RIM’s (NASDAQ:RIMM) stock has recovered some after several weeks of selling off due to the strength of the sales of the rival Apple (NASDAQ:AAPL) iPhone. In the meantime, RIM has put together a contract with China Telecom to sell the Blackberry to consumers in the world’s largest cellular market. RIM reports earnings in a weak and analysts hope they will best expectations.
The primary reason RIM’s shares are doing better is the case that it has made that it will hold its market share in the enterprise handset business against any significant incursions from Apple.
RIM’s condition may have changed for the worse. Experts already believe that some of the new smartphones powered by the popular Google (NASDAQ:GOOG) handset operating system, Android, could cut into Blackberry sales.

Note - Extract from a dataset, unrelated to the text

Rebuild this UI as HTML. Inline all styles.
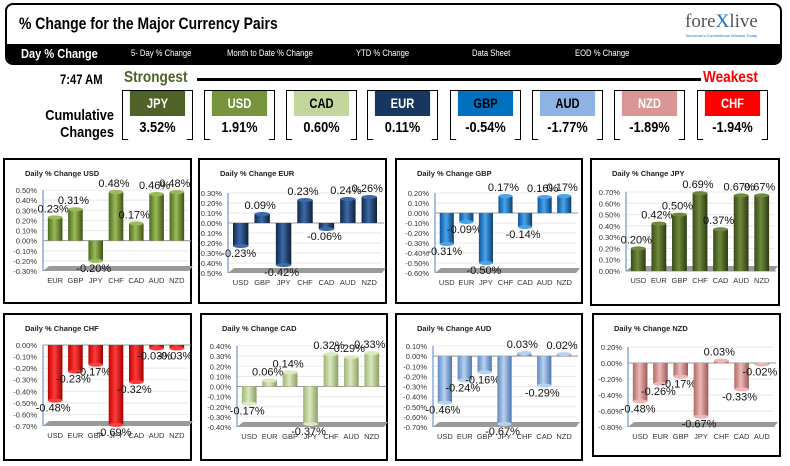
<!DOCTYPE html>
<html><head><meta charset="utf-8"><style>
body{margin:0;width:790px;height:466px;background:#fff;font-family:"Liberation Sans",sans-serif;position:relative;overflow:hidden}
.abs{position:absolute}
.hdr{left:5px;top:3px;width:773px;height:58px;border:2px solid #000;border-radius:8px;overflow:hidden;background:#fff}
.nav{left:0;top:39px;width:773px;height:21px;background:#000}
.nav span{position:absolute;top:4px;color:#fff;font-size:9px;transform:scaleX(.85);transform-origin:left}
.box{width:71px;height:50px;border:1px solid #000;box-sizing:border-box}
.box .h{height:25px;font-weight:bold;font-size:14px;text-align:center;line-height:25px;transform:scaleX(.8)}
.box .v{height:24px;background:#fff;font-weight:bold;font-size:15px;text-align:center;line-height:24px;transform:scaleX(.85)}
</style></head><body>
<div class="abs hdr">
 <div class="abs" style="left:12px;top:9px;font-weight:bold;font-size:17px;transform:scaleX(.82);transform-origin:left;white-space:nowrap">% Change for the Major Currency Pairs</div>
 <div class="abs" style="left:678px;top:6px;font-family:'Liberation Serif',serif;font-size:19px;color:#555">fore<span style="color:#1a6fc0">X</span>live</div>
 <div class="abs" style="left:678px;top:28px;font-size:4px;color:#1a6fc0;width:80px">Tomorrow's Conventional Wisdom Today</div>
 <div class="abs nav">
  <span style="left:14px;top:2px;font-size:13px;font-weight:bold">Day % Change</span>
  <span style="left:124px">5- Day % Change</span>
  <span style="left:220px">Month to Date % Change</span>
  <span style="left:349px">YTD % Change</span>
  <span style="left:465px">Data Sheet</span>
  <span style="left:568px">EOD % Change</span>
 </div>
</div>
<div class="abs" style="left:60px;top:71px;font-weight:bold;font-size:14px;transform:scaleX(.8);transform-origin:left">7:47 AM</div>
<div class="abs" style="left:124px;top:69px;font-weight:bold;font-size:16px;color:#4f6228;transform:scaleX(.85);transform-origin:left">Strongest</div>
<div class="abs" style="left:197px;top:78px;width:504px;height:3px;background:#000"></div>
<div class="abs" style="left:703px;top:69px;font-weight:bold;font-size:16px;color:#f00;transform:scaleX(.85);transform-origin:left">Weakest</div>
<div class="abs" style="left:20px;top:107px;width:94px;text-align:right;font-weight:bold;font-size:15px;line-height:17px;transform:scaleX(.85);transform-origin:right">Cumulative<br>Changes</div>
<div id="boxes"></div>
<script>
const boxCur=['JPY','USD','CAD','EUR','GBP','AUD','NZD','CHF'];
const boxVals=['3.52%','1.91%','0.60%','0.11%','-0.54%','-1.77%','-1.89%','-1.94%'];
const boxBg=['#4f6228','#77933c','#c3d69b','#17375e','#0070c0','#8db3e2','#d99694','#ff0000'];
const boxFg=['#fff','#fff','#000','#fff','#000','#000','#fff','#fff'];
const bx=[122,204,286,367,450,532,614,697];
const bw=document.getElementById('boxes');
boxCur.forEach((c,i)=>{
 const d=document.createElement('div');d.className='abs box';d.style.left=bx[i]+'px';d.style.top='90px';
 
 
 d.innerHTML='<div class="h" style="background:'+boxBg[i]+';color:'+boxFg[i]+'">'+c+'</div><div class="v">'+boxVals[i]+'</div>';
 bw.appendChild(d);
});

const titles=['USD','EUR','GBP','JPY','CHF','CAD','AUD','NZD'];
const cats=[['EUR','GBP','JPY','CHF','CAD','AUD','NZD'],['USD','GBP','JPY','CHF','CAD','AUD','NZD'],['USD','EUR','JPY','CHF','CAD','AUD','NZD'],['USD','EUR','GBP','CHF','CAD','AUD','NZD'],['USD','EUR','GBP','JPY','CAD','AUD','NZD'],['USD','EUR','GBP','JPY','CHF','AUD','NZD'],['USD','EUR','GBP','JPY','CHF','CAD','NZD'],['USD','EUR','GBP','JPY','CHF','CAD','AUD']];
const vals=[[0.23,0.31,-0.20,0.48,0.17,0.46,0.48],[-0.23,0.09,-0.42,0.23,-0.06,0.24,0.26],[-0.31,-0.09,-0.50,0.17,-0.14,0.16,0.17],[0.20,0.42,0.50,0.69,0.37,0.67,0.67],[-0.48,-0.23,-0.17,-0.69,-0.32,-0.03,-0.03],[-0.17,0.06,0.14,-0.37,0.32,0.29,0.33],[-0.46,-0.24,-0.16,-0.67,0.03,-0.29,0.02],[-0.48,-0.26,-0.17,-0.67,0.03,-0.33,-0.02]];
const tickMin=[-0.3,-0.5,-0.6,0,-0.7,-0.4,-0.7,-0.8];
const tickMax=[0.5,0.3,0.2,0.7,0,0.4,0.1,0.2];
const tickStep=[0.1,0.1,0.1,0.1,0.1,0.1,0.1,0.2];
const colors=[['#4e6a1c','#9bbb59','#3d5214'],['#10284a','#3d6aa8','#0d1f3a'],['#0a55a0','#4aa3e8','#064077'],['#3a4a1c','#6f8a3a','#2c3a12'],['#c00000','#ff3b3b','#a00000'],['#9fb577','#dbe8c0','#8aa060'],['#5f8ac0','#b8d1f0','#4c76ad'],['#b06a68','#ecb8b6','#9e5a58']];

const PX=[3,198,395,590,3,200,395,592],PY=[158,158,158,158,313,313,313,313],PW=[189,189,188,190,189,188,188,189],PH=[146,146,146,148,148,148,148,144];
const AX=[43,228,435,626,43,237,433,628],YT=[190,193,193,192,345,346,346,347],YB=[271,273,273,271,426,427,427,427],XE=[185,378,572,770,185,380,572,770];

const NS='http://www.w3.org/2000/svg';
const svg=document.createElementNS(NS,'svg');
svg.setAttribute('width',790);svg.setAttribute('height',466);
svg.style.position='absolute';svg.style.left='0';svg.style.top='0';
document.body.appendChild(svg);
function el(t,a,p){const e=document.createElementNS(NS,t);for(const k in a)e.setAttribute(k,a[k]);(p||svg).appendChild(e);return e;}
const defs=el('defs',{});
colors.forEach((c,i)=>{const g=el('linearGradient',{id:'g'+i,x1:0,x2:1,y1:0,y2:0},defs);
 el('stop',{offset:0,'stop-color':c[0]},g);el('stop',{offset:0.45,'stop-color':c[1]},g);el('stop',{offset:1,'stop-color':c[2]},g);});

titles.forEach((t,i)=>{
 const p=el('rect',{x:PX[i]+1,y:PY[i]+1,width:PW[i]-2,height:PH[i]-2,fill:'#fff',stroke:'#000','stroke-width':2});
 
 
 const tt=el('text',{x:PX[i]+22,y:PY[i]+18,'font-size':7.5,'font-weight':'bold',fill:'#222'});tt.textContent='Daily % Change '+t;
 
 
 const mn=tickMin[i],mx=tickMax[i];
 const y=v=>YB[i]-(v-mn)/(mx-mn)*(YB[i]-YT[i]);
 const slot=(XE[i]-AX[i])/cats[i].length;
 const x=k=>AX[i]+slot*(k+0.5)+2;
 const n=Math.round((mx-mn)/tickStep[i]);
 for(let k=0;k<=n;k++){const v=mn+k*tickStep[i];const yy=y(v);
  if(k>0) el('line',{x1:AX[i],x2:XE[i]+4,y1:yy,y2:yy,stroke:'#e8e8e8','stroke-width':1});
  const tl=el('text',{x:AX[i]-6,y:yy+3,'font-size':7.5,'text-anchor':'end',fill:'#333'});tl.textContent=v.toFixed(2)+'%';
  
  
 }
 const fl=el('polygon',{points:`${AX[i]},${YB[i]} ${AX[i]+6},${YB[i]-5} ${XE[i]+8},${YB[i]-5} ${XE[i]+4},${YB[i]} `,fill:'#9a9a9a'});
 
 
 el('line',{x1:AX[i],x2:AX[i],y1:YT[i],y2:YB[i],stroke:'#4f81bd','stroke-width':1});
 const y0=y(0);
 el('line',{x1:AX[i],x2:XE[i]+6,y1:y0,y2:y0,stroke:'#999','stroke-width':1});
 const bwid=slot*0.72;
 vals[i].forEach((v,k)=>{
  const cx=x(k),yv=y(v),top=Math.min(yv,y0),h=Math.abs(yv-y0);
  const b=el('rect',{x:cx-bwid/2,y:top,width:bwid,height:Math.max(h,1.5),fill:'url(#g'+i+')'});
  
  
  el('ellipse',{cx:cx,cy:yv,rx:bwid/2,ry:2,fill:colors[i][1]});
  const lb=el('text',{x:cx-2,y:v>=0?yv-5:yv+11,'font-size':11,'text-anchor':'middle',fill:'#111'});lb.textContent=v.toFixed(2)+'%';
  
  
  const cl=el('text',{x:cx,y:YB[i]+12,'font-size':7.5,'text-anchor':'middle',fill:'#333'});cl.textContent=cats[i][k];
  
  
 });
});
</script>
</body></html>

Now it seems that Google will launch its own handset, probably built by Chinese manufacturer HTC, early in 2010. Google has the resources to bring in additional developers to add functions to Android that would appeal to business users. The Google phone will also not require a subscription to any particular cellular service. Customers can pick the new Google phone and combine it with the cellular provider that they prefer.
RIM has the enterprise smartphone business to itself for several years. As new smartphones have come into the market targeting business users, RIM has launched handsets for consumers to hedge its bets. That hedging is not likely to work. Google and Apple are too formidable as competitors for RIM to hold it own in the sectors of the smartphone industry that it has dominated.